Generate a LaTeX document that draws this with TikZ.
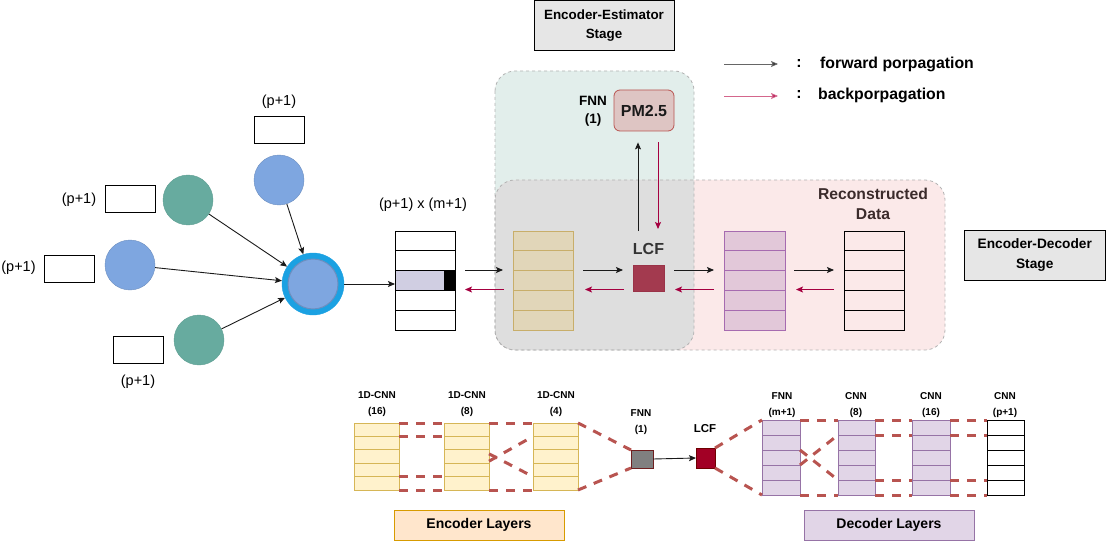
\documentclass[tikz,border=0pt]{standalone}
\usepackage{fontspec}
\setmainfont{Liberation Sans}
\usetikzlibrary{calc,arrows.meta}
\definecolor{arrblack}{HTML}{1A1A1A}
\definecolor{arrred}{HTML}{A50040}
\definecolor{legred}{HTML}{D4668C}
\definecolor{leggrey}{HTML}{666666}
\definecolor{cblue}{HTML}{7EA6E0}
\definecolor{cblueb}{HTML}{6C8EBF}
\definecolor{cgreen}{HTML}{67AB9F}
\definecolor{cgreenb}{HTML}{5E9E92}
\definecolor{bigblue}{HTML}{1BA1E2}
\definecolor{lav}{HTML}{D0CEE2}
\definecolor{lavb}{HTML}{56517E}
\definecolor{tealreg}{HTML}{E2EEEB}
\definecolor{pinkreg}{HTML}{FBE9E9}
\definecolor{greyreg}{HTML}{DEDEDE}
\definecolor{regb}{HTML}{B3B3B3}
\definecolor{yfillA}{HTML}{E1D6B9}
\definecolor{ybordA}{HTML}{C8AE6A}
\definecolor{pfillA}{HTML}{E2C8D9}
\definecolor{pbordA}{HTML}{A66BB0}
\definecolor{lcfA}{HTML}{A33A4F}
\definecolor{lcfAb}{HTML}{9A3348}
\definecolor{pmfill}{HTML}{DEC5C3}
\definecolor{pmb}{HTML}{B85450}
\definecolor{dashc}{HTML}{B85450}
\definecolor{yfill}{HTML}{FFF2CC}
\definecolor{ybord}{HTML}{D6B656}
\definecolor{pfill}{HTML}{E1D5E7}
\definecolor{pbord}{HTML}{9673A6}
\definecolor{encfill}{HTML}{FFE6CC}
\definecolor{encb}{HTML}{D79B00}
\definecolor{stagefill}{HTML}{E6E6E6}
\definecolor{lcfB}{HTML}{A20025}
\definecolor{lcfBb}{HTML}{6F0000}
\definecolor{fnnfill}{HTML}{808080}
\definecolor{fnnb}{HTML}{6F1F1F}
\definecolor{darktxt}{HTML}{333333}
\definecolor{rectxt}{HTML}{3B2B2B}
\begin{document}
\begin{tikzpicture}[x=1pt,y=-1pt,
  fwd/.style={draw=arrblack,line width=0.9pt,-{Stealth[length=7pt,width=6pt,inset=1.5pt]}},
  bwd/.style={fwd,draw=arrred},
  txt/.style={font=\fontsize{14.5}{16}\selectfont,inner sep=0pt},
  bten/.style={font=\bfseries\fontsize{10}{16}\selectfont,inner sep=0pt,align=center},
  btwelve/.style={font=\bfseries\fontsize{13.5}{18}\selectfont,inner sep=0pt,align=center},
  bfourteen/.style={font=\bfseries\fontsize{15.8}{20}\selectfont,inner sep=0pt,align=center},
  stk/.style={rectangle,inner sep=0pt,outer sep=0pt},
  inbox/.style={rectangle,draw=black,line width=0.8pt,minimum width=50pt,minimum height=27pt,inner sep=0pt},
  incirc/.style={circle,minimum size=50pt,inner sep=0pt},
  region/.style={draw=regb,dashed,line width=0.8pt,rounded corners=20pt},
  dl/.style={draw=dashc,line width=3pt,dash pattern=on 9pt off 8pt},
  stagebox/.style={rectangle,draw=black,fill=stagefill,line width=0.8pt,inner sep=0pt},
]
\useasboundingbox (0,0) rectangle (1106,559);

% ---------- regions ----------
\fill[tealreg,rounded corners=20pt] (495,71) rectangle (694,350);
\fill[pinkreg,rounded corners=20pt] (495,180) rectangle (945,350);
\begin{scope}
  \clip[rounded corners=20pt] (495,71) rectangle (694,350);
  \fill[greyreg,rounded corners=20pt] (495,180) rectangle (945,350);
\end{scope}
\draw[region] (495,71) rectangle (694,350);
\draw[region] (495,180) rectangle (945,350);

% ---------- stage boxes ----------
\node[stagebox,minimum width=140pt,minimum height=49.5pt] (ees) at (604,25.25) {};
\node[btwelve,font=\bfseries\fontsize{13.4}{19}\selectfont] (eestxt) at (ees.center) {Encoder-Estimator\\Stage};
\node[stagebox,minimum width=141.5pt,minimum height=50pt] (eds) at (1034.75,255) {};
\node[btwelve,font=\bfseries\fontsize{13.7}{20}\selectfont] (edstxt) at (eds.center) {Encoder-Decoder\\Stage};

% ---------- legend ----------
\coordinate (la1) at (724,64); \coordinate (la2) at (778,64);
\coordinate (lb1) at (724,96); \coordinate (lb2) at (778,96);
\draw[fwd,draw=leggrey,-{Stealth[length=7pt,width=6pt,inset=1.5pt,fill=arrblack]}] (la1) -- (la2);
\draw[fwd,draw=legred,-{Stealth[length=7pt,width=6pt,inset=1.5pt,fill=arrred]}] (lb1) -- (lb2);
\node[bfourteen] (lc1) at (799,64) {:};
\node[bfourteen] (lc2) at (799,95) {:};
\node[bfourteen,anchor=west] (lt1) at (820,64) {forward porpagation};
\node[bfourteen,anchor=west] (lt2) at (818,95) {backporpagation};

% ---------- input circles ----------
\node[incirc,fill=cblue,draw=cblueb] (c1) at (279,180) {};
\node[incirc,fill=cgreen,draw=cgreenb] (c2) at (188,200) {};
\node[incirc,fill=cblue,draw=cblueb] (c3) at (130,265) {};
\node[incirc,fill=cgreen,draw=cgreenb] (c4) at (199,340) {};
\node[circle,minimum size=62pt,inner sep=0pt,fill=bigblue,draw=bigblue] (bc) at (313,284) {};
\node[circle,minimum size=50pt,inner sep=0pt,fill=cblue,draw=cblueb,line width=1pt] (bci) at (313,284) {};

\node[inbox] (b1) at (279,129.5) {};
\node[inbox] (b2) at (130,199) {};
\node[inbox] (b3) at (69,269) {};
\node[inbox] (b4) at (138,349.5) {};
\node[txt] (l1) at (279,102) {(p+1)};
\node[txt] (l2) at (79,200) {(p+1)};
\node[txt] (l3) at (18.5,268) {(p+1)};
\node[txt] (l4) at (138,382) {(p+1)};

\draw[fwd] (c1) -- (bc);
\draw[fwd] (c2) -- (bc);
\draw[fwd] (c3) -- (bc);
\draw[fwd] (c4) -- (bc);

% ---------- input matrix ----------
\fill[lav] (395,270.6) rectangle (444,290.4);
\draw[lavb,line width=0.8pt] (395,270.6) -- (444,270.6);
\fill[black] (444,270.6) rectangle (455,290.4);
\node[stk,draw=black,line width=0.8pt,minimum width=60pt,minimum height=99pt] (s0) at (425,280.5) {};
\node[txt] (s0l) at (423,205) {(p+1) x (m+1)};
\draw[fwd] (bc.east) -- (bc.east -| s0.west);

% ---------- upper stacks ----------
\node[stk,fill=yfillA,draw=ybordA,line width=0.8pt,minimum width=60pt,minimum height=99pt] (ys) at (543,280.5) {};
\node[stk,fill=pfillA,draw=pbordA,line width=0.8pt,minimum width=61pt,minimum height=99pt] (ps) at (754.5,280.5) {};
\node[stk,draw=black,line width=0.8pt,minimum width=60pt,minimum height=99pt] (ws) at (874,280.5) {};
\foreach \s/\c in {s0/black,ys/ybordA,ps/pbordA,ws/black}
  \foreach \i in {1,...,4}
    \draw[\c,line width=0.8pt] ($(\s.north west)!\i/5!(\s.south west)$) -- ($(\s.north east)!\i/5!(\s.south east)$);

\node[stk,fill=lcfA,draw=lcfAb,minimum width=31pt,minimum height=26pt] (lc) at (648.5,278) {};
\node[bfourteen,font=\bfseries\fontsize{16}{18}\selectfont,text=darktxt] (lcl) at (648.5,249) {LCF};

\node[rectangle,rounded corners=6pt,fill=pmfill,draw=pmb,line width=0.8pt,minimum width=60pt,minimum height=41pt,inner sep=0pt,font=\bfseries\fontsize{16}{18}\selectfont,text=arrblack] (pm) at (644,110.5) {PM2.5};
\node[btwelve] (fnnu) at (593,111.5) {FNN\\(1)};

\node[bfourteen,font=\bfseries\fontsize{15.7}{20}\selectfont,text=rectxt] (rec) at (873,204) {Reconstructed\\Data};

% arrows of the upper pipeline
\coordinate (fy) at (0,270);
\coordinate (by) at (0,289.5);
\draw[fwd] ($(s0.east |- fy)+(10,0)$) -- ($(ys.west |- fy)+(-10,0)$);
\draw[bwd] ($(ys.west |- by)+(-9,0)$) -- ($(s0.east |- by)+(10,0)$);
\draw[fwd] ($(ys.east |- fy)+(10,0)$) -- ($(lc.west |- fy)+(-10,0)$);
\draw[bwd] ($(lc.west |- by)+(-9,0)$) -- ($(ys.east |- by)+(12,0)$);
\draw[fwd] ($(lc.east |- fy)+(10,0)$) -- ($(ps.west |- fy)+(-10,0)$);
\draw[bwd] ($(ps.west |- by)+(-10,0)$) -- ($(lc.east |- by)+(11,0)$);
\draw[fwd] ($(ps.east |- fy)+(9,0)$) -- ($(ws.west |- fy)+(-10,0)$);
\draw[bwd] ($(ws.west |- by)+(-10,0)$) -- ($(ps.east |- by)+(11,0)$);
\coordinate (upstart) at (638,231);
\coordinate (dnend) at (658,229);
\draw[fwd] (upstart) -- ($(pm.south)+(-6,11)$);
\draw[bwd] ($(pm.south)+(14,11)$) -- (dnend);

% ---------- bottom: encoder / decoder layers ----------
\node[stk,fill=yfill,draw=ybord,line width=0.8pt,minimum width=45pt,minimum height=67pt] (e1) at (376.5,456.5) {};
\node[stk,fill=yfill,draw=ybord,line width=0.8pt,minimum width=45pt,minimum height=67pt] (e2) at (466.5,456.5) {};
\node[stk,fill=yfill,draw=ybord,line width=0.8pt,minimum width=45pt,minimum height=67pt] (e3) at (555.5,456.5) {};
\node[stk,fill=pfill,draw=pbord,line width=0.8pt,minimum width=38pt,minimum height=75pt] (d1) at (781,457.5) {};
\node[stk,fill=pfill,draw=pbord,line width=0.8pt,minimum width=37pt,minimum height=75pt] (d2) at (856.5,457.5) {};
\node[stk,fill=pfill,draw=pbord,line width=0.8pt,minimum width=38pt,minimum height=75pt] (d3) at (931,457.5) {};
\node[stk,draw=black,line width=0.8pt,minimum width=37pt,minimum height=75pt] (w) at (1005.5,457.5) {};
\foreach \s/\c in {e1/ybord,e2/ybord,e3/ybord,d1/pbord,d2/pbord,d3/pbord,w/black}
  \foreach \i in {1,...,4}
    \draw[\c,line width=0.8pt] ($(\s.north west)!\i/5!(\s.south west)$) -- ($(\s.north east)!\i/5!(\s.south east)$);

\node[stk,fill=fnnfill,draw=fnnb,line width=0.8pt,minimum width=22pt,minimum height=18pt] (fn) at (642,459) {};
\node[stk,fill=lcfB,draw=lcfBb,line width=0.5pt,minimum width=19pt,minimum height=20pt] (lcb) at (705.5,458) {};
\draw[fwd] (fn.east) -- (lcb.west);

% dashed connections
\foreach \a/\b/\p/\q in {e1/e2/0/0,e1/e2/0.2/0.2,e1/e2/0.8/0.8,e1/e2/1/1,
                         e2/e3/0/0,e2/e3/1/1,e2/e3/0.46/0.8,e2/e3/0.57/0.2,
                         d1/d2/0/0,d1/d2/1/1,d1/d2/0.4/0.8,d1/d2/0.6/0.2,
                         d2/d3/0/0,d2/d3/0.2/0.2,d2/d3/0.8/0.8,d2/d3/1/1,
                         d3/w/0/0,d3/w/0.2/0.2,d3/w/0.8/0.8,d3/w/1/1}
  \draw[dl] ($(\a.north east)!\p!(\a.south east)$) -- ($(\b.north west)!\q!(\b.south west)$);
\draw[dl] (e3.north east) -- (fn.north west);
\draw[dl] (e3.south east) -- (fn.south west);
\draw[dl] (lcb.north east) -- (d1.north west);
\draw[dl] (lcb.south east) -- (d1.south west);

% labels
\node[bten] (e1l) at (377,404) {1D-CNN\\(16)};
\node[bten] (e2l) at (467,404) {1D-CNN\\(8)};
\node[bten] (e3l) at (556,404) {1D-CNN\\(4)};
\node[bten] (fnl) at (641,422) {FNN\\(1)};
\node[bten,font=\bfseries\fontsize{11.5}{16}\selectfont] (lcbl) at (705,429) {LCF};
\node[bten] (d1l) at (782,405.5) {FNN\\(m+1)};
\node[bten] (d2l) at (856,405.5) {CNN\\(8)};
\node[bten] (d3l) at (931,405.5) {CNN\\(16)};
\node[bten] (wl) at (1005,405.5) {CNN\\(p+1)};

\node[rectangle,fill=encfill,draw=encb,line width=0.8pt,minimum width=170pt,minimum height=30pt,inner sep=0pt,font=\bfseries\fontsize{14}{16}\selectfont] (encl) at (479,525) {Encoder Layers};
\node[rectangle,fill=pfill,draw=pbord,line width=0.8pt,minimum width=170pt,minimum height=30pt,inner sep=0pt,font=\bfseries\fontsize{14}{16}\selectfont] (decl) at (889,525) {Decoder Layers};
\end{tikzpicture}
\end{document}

......

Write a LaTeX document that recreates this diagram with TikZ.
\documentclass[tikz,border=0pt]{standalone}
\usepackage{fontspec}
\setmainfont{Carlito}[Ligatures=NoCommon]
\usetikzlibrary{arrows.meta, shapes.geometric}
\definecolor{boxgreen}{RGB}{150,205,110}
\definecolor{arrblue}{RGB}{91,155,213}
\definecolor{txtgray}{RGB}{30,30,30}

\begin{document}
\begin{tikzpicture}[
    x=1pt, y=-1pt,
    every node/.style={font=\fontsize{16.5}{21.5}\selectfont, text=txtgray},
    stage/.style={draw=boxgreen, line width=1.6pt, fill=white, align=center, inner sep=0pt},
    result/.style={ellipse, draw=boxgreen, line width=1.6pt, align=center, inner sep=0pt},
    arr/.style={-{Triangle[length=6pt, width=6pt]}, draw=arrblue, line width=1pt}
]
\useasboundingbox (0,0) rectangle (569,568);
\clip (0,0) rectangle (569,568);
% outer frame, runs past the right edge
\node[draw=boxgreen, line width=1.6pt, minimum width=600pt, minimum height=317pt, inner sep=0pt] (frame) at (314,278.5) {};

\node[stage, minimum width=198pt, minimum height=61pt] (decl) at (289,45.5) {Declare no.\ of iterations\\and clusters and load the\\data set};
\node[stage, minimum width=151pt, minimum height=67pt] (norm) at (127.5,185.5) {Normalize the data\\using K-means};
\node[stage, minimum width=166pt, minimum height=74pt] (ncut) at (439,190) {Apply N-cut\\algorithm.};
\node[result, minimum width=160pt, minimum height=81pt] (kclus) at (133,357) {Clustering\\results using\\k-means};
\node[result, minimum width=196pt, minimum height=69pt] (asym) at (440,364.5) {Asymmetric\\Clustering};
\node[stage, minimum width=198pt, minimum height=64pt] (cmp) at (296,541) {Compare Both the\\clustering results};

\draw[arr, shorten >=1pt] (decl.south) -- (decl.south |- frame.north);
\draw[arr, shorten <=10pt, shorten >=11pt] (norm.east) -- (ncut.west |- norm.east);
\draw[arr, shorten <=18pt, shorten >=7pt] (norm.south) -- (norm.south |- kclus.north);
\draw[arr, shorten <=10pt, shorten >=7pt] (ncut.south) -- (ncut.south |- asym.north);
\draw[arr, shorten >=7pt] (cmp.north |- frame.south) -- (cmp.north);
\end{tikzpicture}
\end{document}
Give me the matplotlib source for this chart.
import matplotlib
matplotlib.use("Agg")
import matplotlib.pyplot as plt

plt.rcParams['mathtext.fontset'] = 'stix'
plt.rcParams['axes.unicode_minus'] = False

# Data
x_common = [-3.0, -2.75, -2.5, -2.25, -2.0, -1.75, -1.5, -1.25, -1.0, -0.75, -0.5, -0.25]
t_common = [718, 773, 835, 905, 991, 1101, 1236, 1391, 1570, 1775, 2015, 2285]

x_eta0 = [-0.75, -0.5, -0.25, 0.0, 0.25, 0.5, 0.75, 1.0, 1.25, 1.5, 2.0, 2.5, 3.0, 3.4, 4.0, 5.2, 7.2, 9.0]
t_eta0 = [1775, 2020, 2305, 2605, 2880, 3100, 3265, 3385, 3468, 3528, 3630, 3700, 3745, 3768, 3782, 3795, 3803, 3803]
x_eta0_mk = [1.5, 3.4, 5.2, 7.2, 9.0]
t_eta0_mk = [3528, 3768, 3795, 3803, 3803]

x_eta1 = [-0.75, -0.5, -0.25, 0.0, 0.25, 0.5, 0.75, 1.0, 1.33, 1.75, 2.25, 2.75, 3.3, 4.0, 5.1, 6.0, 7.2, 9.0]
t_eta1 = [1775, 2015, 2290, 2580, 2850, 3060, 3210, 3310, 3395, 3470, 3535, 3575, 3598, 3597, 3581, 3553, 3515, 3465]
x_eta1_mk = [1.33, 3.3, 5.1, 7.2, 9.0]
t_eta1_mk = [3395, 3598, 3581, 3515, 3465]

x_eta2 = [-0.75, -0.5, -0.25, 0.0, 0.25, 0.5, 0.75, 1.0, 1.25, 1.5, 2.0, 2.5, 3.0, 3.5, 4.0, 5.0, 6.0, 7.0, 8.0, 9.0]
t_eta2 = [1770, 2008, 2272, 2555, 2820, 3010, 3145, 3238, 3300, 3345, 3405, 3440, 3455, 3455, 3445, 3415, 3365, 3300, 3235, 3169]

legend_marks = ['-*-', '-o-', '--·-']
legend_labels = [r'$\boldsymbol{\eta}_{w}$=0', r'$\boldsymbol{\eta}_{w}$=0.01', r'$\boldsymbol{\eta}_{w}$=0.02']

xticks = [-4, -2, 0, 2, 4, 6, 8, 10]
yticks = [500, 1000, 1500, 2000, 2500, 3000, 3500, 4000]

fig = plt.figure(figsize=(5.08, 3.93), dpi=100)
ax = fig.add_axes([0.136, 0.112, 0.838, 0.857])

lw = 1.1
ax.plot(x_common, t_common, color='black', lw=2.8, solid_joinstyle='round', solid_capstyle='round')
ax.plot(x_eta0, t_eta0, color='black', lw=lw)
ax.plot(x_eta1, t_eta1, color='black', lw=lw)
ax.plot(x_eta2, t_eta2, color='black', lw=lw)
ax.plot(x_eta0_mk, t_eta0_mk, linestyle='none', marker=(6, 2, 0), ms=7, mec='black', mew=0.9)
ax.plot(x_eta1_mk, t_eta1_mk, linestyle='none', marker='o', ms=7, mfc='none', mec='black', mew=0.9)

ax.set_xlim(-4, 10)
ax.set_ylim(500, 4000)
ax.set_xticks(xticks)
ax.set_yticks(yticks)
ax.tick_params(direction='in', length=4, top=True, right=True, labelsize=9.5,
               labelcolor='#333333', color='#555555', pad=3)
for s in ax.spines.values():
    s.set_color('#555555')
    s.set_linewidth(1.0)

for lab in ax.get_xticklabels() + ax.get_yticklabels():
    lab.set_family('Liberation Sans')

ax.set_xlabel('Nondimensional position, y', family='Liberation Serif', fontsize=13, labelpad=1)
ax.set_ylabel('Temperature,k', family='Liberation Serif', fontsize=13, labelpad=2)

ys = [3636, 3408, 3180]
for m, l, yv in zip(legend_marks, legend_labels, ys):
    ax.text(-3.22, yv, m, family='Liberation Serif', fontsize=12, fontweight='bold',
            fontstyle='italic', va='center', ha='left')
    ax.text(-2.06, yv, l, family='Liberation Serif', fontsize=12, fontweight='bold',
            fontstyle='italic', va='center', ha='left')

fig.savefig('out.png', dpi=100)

......

Look back at the entries above. Retype the line with "Give me the matplotlib source for this chart.", the line with "1775, 2015, 2285]", and all lines in between.

Give me the matplotlib source for this chart.
import matplotlib
matplotlib.use("Agg")
import matplotlib.pyplot as plt

plt.rcParams['mathtext.fontset'] = 'stix'
plt.rcParams['axes.unicode_minus'] = False

# Data
x_common = [-3.0, -2.75, -2.5, -2.25, -2.0, -1.75, -1.5, -1.25, -1.0, -0.75, -0.5, -0.25]
t_common = [718, 773, 835, 905, 991, 1101, 1236, 1391, 1570, 1775, 2015, 2285]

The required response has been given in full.